I used to be opposed to it myself. I would look at my fourth-grade classmates in their "Eat My Shorts" t-shirts, and think smugly, "Our family doesn't approve of that show." And then around the time I was in junior high, my brothers started watching it nearly every day. Since the t.v. was out in the living room and hard to avoid if I wanted to be with my family, I ended up watching it by default. I would roll my eyes and shake my head and outwardly deny that I enjoyed it - until I finally realized that I did enjoy it, that for the most part it was not raunchy or crude, and that it was a surprisingly intelligent show.
I still sometimes balk at the idea of admitting that I like The Simpsons, because I am very picky about what I watch (if I watch anything at all) and I don't hesitate to say that there is very little on t.v. that is worth watching. People know this about me, and so they don't expect me to enjoy a show like The Simpsons.
But one thing I've come to realize is that, for all the bad rap the show gets for it's portrayal of a dysfunctional family with a poor role-model of a father at its head, The Simpsons is amazingly pro-family. I would venture to say that it's more pro-family than almost any other show out there, and certainly more than any other widely-viewed long-running sitcom. The members of that dysfunctional family face temptations, get in arguments, make mistakes, and do things wrong - just like everyone. But in the end, they are always intensely loyal to one another, and Marge and Homer work hard against their own human limitations in order to hold their family together. The characters may be grossly imperfect, but they are still a nuclear family, and an amazingly strong one. I can think of very few television shows that provide such a consistent model of what a family can be even when it's constituent members are far from perfect.

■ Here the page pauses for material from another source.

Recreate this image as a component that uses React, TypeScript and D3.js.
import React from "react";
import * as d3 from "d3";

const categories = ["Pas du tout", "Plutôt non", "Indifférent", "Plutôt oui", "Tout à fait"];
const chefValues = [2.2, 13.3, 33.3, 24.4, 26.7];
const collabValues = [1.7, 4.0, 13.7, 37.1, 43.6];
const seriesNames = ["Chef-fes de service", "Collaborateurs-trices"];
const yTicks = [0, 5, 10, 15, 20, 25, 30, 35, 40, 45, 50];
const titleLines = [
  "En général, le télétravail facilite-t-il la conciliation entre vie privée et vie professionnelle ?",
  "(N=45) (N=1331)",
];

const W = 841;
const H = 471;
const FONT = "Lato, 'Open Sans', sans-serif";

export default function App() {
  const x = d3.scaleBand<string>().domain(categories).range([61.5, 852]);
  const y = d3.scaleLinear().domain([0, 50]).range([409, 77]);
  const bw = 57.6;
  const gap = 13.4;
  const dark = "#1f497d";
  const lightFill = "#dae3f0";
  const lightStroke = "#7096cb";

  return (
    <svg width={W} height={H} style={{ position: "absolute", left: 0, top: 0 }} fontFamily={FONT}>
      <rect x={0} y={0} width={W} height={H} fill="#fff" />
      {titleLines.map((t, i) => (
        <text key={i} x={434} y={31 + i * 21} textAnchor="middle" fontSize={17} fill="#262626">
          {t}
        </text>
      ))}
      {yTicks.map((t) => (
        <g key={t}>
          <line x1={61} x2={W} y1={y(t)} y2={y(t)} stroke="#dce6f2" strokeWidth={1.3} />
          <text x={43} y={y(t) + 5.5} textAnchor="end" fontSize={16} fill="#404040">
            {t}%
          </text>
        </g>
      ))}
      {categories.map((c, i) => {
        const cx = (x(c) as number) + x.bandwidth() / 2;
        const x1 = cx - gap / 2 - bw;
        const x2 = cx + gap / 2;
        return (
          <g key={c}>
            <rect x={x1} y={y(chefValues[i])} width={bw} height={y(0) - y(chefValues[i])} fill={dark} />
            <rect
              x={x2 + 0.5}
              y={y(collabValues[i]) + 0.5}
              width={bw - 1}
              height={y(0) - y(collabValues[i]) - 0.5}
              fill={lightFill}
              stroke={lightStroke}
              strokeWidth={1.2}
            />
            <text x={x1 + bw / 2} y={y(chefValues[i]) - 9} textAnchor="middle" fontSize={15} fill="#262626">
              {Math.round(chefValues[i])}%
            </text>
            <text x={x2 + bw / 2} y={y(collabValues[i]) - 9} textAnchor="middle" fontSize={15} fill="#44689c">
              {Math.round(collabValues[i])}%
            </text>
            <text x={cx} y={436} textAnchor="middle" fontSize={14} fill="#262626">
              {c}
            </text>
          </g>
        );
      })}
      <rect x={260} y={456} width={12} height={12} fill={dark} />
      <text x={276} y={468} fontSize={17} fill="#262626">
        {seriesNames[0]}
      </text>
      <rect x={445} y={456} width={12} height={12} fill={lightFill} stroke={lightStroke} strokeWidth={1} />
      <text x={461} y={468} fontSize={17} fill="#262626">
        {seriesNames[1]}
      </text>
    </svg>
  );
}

So there. I've confessed. I like watching The Simpsons...and that is why I no longer feel the need to hide the fact.
Well, okay - that and the fact that it's pretty darn funny.
Tuesday, January 25, 2005
Subscribe to:
Post Comments (Atom)
3 comments:
hehe If you can turn around, maybe someday I'll turn around. Growing up, my family didn't approve of it either, and I still won't watch it.
Growing up, my family had a love-hate relationship with the Simpsons. This is how the cycle went:
1. Mom: The Simpsons are banned in this house because of the vulgar/crude thing that just happened on it.
2. Wait a couple weeks.
3. Dad starts watching the Simpsons on his bedroom TV while Mom's busy doing other things.
4. One by one, the kids join Dad.
5. Mom joins and laughs her head off.
6. The family begins eating dinner in front of The Simpsons every night.
7. Crude thing happens, go back to 1.
Of course, a lot of it depends on the season. They started out crude and a couple of the middle seasons were quite gross. But mostly, it's a great show that I love, although I haven't had much time to watch lately. But when I do, it's a riot. My husband even wrote a paper for his humanities class in which he explained that The Simpsons is much like Shakespeare because it appeals to both the uneducated and the educated. If you catch most of the high-flung jokes, it really is quite clever. Right now, my family was at step 6 last time I visited. That's where they usually are because gross/crude is really the minority in the vast archives of Simpsons episodes.
Nice. I don't really watch much TV, but I think this whole confession bizness is rockin'.